Winnie the Pooh’s House. A short walk up the hill away from Pooh Sticks bridge, nestled in a small clearing in the hedgerow, is a little tribute to Winnie the Pooh’s house. Our most recent visit was the first time we’d managed to see the House, as for years it seemed to have been taken down. Now the House is back with props replicating Pooh’s dwelling in the books – from his ‘Mr. Sanderz’ sign above the door, to his mail box. Many visitors have left items here like Winnie the Pooh cuddly toys, hand-written letters placed in his mail box, and quite a few jars of honey to satiate the bear’s appetite for a sweet treat! Hattie, a typical Labrador, managed to enjoy a good couple of licks from an open jar before we caught her. This is definitely one of the best spots for a photographic souvenir from your trip to the 100 Acre Wood!

Pooh Corner cafe. If there’s something rumbly in your tumbly, and like Pooh you’re in need of something to eat, heading to Pooh Corner cafe in Hartfield is the perfect way to round off your visit to all the Winnie the Pooh sites on the forest. The cafe menu is abundant, from traditional cream teas with your brew served in a Winnie the Pooh shaped teapot, to Teddy Bear toast cut in the shape of Pooh’s face. There are the usual array of British cafe staples, such as baked potatoes, homemade cakes, hot chocolates and toasties, all served in a sweet, cosy cafe with Pooh-print tablecloths and an overwhelming amount of memorabilia! The adjoining gift shop is absolutely crammed with Winnie the Pooh souvenirs, from vases and photo frames to stationery and stuffed toys. We’ve never managed to visit on a good-weather day, but there’s also outdoor seating in a traditional English garden setting for alfresco dining in sunnier weather. A real treat for fans of the books and films! As we’ve mentioned, the cafe no longer accepts reservations so plan your arrival in advance to avoid a long wait, or not being able to get a seat at all.

Things to note when visiting the 100 Acre Wood

  • The Ashdown Forest is incredibly dog-friendly, and we love spending our days during our house sits with Ruby and Hattie just getting lost along the criss-crossing trails in the forest together. However, there are Exmoor ponies kept in various electric-fenced paddocks across the forest as well as many horse-riders out on the paths – especially on the weekend.

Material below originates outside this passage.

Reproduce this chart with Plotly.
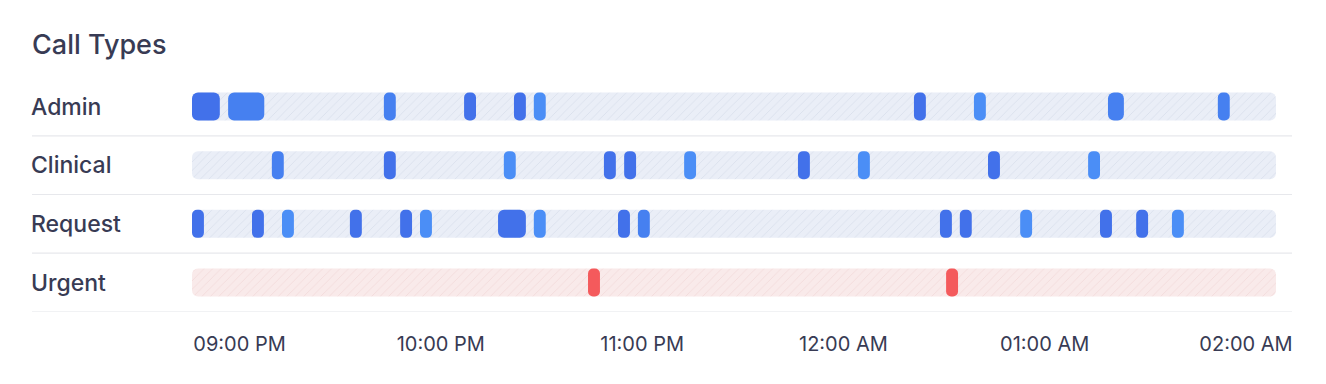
import plotly.graph_objects as go

# ---------------- data ----------------
title_text = "Call Types"
categories = ["Admin", "Clinical", "Request", "Urgent"]
time_labels = ["09:00 PM", "10:00 PM", "11:00 PM", "12:00 AM", "01:00 AM", "02:00 AM"]
window_minutes = 300  # 21:00 -> 02:00

# call start (minutes after 21:00), duration (minutes), tone
admin_start = [0.0, 10.0, 53.1, 75.3, 89.1, 94.6, 199.8, 216.4, 253.5, 283.9]
admin_dur = [7.7, 10.0, 3.3, 3.3, 3.3, 3.3, 3.3, 3.3, 4.4, 3.3]
admin_tone = ["dark", "mid", "mid", "dark", "dark", "light", "dark", "light", "mid", "mid"]

clinical_start = [22.1, 53.1, 86.3, 114.0, 119.6, 136.2, 167.7, 184.3, 220.3, 248.0]
clinical_dur = [3.3] * 10
clinical_tone = ["mid", "dark", "light", "dark", "dark", "light", "dark", "light", "dark", "light"]

request_start = [0.0, 16.6, 24.9, 43.7, 57.6, 63.1, 84.7, 94.6, 117.9, 123.4,
                 207.0, 212.5, 229.2, 251.3, 261.3, 271.2]
request_dur = [3.3, 3.3, 3.3, 3.3, 3.3, 3.3, 7.7, 3.3, 3.3, 3.3,
               3.3, 3.3, 3.3, 3.3, 3.3, 3.3]
request_tone = ["dark", "dark", "light", "dark", "dark", "light", "dark", "light", "dark", "mid",
                "dark", "dark", "light", "dark", "dark", "light"]

urgent_start = [109.6, 208.7]
urgent_dur = [3.3, 3.3]
urgent_tone = ["red", "red"]

# ---------------- styles / layout helpers ----------------
OFF = 8                      # default page (body) margin around the plot div
W, H = 1326 - 2 * OFF, 384 - 2 * OFF


def px_x(x):
    return (x - OFF) / W


def px_y(y):
    return 1 - (y - OFF) / H


TEXT = "#383b54"
FONT = "Inter"
tone_colors = {"dark": "#4271ea", "mid": "#4680f0", "light": "#4b8ef6", "red": "#f45a5c"}
track_bg = {"Admin": "#eaeef7", "Clinical": "#eaeef7", "Request": "#eaeef7", "Urgent": "#f9eaea"}
track_fg = {"Admin": "#d6ddea", "Clinical": "#d6ddea", "Request": "#d6ddea", "Urgent": "#f0d8d8"}
BAR_W = 0.478
RADIUS = 6

rows = {
    "Admin": (admin_start, admin_dur, admin_tone),
    "Clinical": (clinical_start, clinical_dur, clinical_tone),
    "Request": (request_start, request_dur, request_tone),
    "Urgent": (urgent_start, urgent_dur, urgent_tone),
}

fig = go.Figure()

# background tracks
for i, cat in enumerate(categories):
    fig.add_trace(go.Bar(
        orientation="h", y=[i], base=[0], x=[window_minutes], width=BAR_W,
        marker=dict(color=track_bg[cat], line=dict(width=0), cornerradius=RADIUS,
                    pattern=dict(shape="/", bgcolor=track_bg[cat], fgcolor=track_fg[cat],
                                 size=6, solidity=0.12, fillmode="replace")),
        hoverinfo="skip", showlegend=False, name=cat + " track"))

# calls
for i, cat in enumerate(categories):
    s, d, t = rows[cat]
    fig.add_trace(go.Bar(
        orientation="h", y=[i] * len(s), base=s, x=d, width=BAR_W,
        marker=dict(color=[tone_colors[k] for k in t], line=dict(width=0), cornerradius=RADIUS),
        hoverinfo="skip", showlegend=False, name=cat))

# helper traces so the label axes are drawn
fig.add_trace(go.Scatter(x=[0, len(time_labels) - 1], y=[0, 0], xaxis="x2", yaxis="y",
                         mode="markers", marker=dict(opacity=0), hoverinfo="skip", showlegend=False))
fig.add_trace(go.Scatter(x=[0, 0], y=[0, len(categories) - 1], xaxis="x", yaxis="y2",
                         mode="markers", marker=dict(opacity=0), hoverinfo="skip", showlegend=False))

# separators between rows
for i in range(len(categories)):
    fig.add_shape(type="line", xref="paper", yref="y", x0=px_x(32), x1=px_x(1292),
                  y0=i + 0.5, y1=i + 0.5, line=dict(color="#e7e8ec", width=1.2), layer="below")

y_dom = [px_y(311.8), px_y(77.2)]
y_range = [len(categories) - 0.5, -0.5]

fig.update_layout(
    width=W, height=H,
    margin=dict(l=0, r=0, t=0, b=0, autoexpand=False),
    paper_bgcolor="white", plot_bgcolor="rgba(0,0,0,0)",
    barmode="overlay",
    title=dict(text=title_text, x=px_x(32), xanchor="left", xref="paper",
               y=px_y(45), yanchor="middle", yref="container",
               font=dict(family=FONT, size=27, color=TEXT, weight=500)),
    xaxis=dict(domain=[px_x(192), px_x(1276)], range=[0, window_minutes], visible=False,
               fixedrange=True, automargin=False),
    xaxis2=dict(domain=[px_x(239.5), px_x(1246)], range=[0, len(time_labels) - 1], anchor="free",
                position=px_y(330), tickvals=list(range(len(time_labels))), ticktext=time_labels,
                showgrid=False, zeroline=False, showline=False, ticks="", automargin=False,
                tickfont=dict(family=FONT, size=20, color=TEXT)),
    yaxis=dict(domain=y_dom, range=y_range, visible=False, fixedrange=True, automargin=False),
    yaxis2=dict(overlaying="y", side="right", anchor="free", position=px_x(30), range=y_range,
                tickvals=list(range(len(categories))), ticktext=categories, automargin=False,
                showgrid=False, zeroline=False, showline=False, ticks="",
                tickfont=dict(family=FONT, size=23, color=TEXT, weight=500)),
    showlegend=False,
)

fig.write_html("out.html")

Make sure to put your dog on lead when you comes across horses, for everyone’s safety. Aside from this, there are puddles and rivers for your dog to swim in, and a never-ending supply of sticks to chase! The natural beauty of the Ashdown Forest is what attracts so many visitors each year, and as there are no poo bins blotting the horizon, be responsible and take your dog waste with you.
  • The walk from Pooh car park down to Pooh Sticks Bridge is pushchair-friendly, though it can get muddy in the rain, and you’ll have to push the buggy up the hill on your way back. Luckily there are a couple of benches along the slope where you can stop for a rest!
  • If you only want to visit Pooh Sticks Bridge and Winnie the Pooh’s house, it’s best to park at Pooh car park – the bridge is less than 10 minutes walk from here and you’ll see Piglet and Owl’s houses on the way.
  • It can be difficult to see Piglet and Owl’s houses if you don’t know where to look – as you come down the slope, look high up in the trees to your right. Owl’s house is on a tree at the edge of the path, while Piglet’s house is further into the woodland and may be harder to spot – particularly if you visit in Summer when leaves fill the trees and block your view of the trunk. Take some time to do some childlike exploring and head into the woods to find it!
  • Some of the sites require you to use your imagination, such as the Heffalump Trap tree and Roo’s sandpit – they are just the inspiration for the books, after all. If you’re visiting with young children, this is a great opportunity to come up with stories together!